Querer ser y querer actuar de manera seria y “madura” ha sido de cierta forma una línea predominante en la conducta y el comportamiento de quienes ingresamos, en su momento, a la etapa de la adultez. Enfocarse, desarrollarse y crecer está muchas veces relacionado directamente con una necesidad de concentrarse en la productividad, como quiera que ella misma se aloje en la interpretación de cada uno de nosotros. Individuos, sociedades y estados han y hemos incorporado esta premisa a la cotidianidad y a muchos les ha conducido ciertamente al logro inexpugnable de sus objetivos.

Ahora bien, una vez se llega al lugar deseado, se tiende a construir una estructura que soporte de manera firme el trofeo y, otra paralela, que lo perpetúe. Es casi inevitable, pero es allí donde se tiende a olvidar y a deslegitimar los caminos y planteamientos derivados y/o complementarios que no se presenten con el mismo vestido, el mismo ritmo y la misma voz y que suenan a ratos hasta ridículos.

Por fortuna existen excepciones a la regla que refrescan la observación de la vida y las posibilidades humanas, y nada menores. El Kawaii es una de ellas. En los años 80 Japón había logrado incrustarse, con lujo de detalles, en la cima de sus objetivos, pero la presión social de actuar con “madurez” empezó a encontrar su fecha de vencimiento, hasta colapsar.

Entonces, recurrieron al Kawaii, una adaptación de un concepto milenario que describe, revive y exalta el fenómeno de lo lindo y lo tierno. La palabra también alberga lo tolerable, lo posible y según su etimología y lectura en japonés está vinculada con el amor.

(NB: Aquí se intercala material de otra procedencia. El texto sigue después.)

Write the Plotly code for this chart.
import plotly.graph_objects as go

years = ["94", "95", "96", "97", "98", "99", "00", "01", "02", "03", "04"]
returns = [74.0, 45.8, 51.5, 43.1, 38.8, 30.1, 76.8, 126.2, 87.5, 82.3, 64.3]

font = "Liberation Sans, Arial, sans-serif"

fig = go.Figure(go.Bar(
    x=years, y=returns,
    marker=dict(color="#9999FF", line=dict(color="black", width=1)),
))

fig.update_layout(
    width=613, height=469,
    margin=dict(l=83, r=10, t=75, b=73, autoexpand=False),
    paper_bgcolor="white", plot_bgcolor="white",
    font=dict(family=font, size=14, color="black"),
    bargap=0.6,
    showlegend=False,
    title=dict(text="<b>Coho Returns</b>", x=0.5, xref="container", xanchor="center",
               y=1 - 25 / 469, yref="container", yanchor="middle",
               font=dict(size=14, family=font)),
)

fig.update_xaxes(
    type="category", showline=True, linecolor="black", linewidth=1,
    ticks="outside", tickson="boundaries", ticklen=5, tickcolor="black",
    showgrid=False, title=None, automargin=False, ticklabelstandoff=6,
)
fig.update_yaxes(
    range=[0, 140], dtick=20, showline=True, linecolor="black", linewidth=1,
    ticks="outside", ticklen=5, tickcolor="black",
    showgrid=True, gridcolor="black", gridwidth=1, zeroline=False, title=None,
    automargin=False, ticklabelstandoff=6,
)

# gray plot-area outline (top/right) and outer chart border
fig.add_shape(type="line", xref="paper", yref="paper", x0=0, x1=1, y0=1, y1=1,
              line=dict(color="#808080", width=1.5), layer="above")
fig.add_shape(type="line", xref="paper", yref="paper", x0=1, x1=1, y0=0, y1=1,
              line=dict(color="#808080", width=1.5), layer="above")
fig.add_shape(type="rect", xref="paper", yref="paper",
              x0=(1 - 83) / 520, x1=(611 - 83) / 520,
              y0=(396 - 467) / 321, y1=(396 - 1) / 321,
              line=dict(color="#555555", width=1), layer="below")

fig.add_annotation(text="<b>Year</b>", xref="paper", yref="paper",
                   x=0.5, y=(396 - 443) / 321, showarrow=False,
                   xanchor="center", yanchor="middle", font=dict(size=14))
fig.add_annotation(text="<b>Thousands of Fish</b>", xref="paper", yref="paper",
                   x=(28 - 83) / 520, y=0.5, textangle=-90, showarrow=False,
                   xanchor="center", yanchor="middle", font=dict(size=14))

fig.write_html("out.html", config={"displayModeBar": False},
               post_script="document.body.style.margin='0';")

El Kawaii se convirtió rápidamente en una respuesta, una subcultura, una especie de rebelión pacífica y dulce de libertad, inocencia, inmadurez y entretenimiento infantil, tan poderosa que arropó velozmente al país completo y traspasó sus fronteras.

El Kawaii está en todo y ha generado una economía circular incalculable: trenes y aviones pintados, diarios noticiosos diagramados, revistas, electrodomésticos, barreras de contención de proyectos de construcción, marcas de cadenas de restaurantes, juguetes, todo intervenido con estas figuras coloridas de animalitos y niños en diálogo y conversación. Pero como todo en ellos, siempre con fondo y asiento filosófico, le dieron valor a lo intangible, desarticularon lo “serio” y la presión a la que estaban sometidos como sociedad, repensaron la participación del hombre en la misma y le hicieron considerar la ternura, lo bello y lo infantil como un movilizador fundamental.

En 2006 el entonces primer ministro Shinzo Abe describió su país, basándose, entre otras, en el Kawaii, en lo bello y lo trascendental de su nación, su cultura, sus tradiciones y su historia. En 2009 el Ministerio de Asuntos Exteriores designó a tres representantes oficiales como embajadores del Kawaii en el mundo.

El primer mundo y su vanguardia encuentra en la contracultura una posibilidad cierta, real y comprobada de descompresionar su sociedad mientras fortalece sus arraigos. Este tipo de “rebeliones” es necesario concebirlas y provocarlas, sobre todo, cuando plantean y exponen el poder transformador de lo simple para hacerlo, como lo hace el Kawaii a través de lo bello, lo tierno y lo infantil.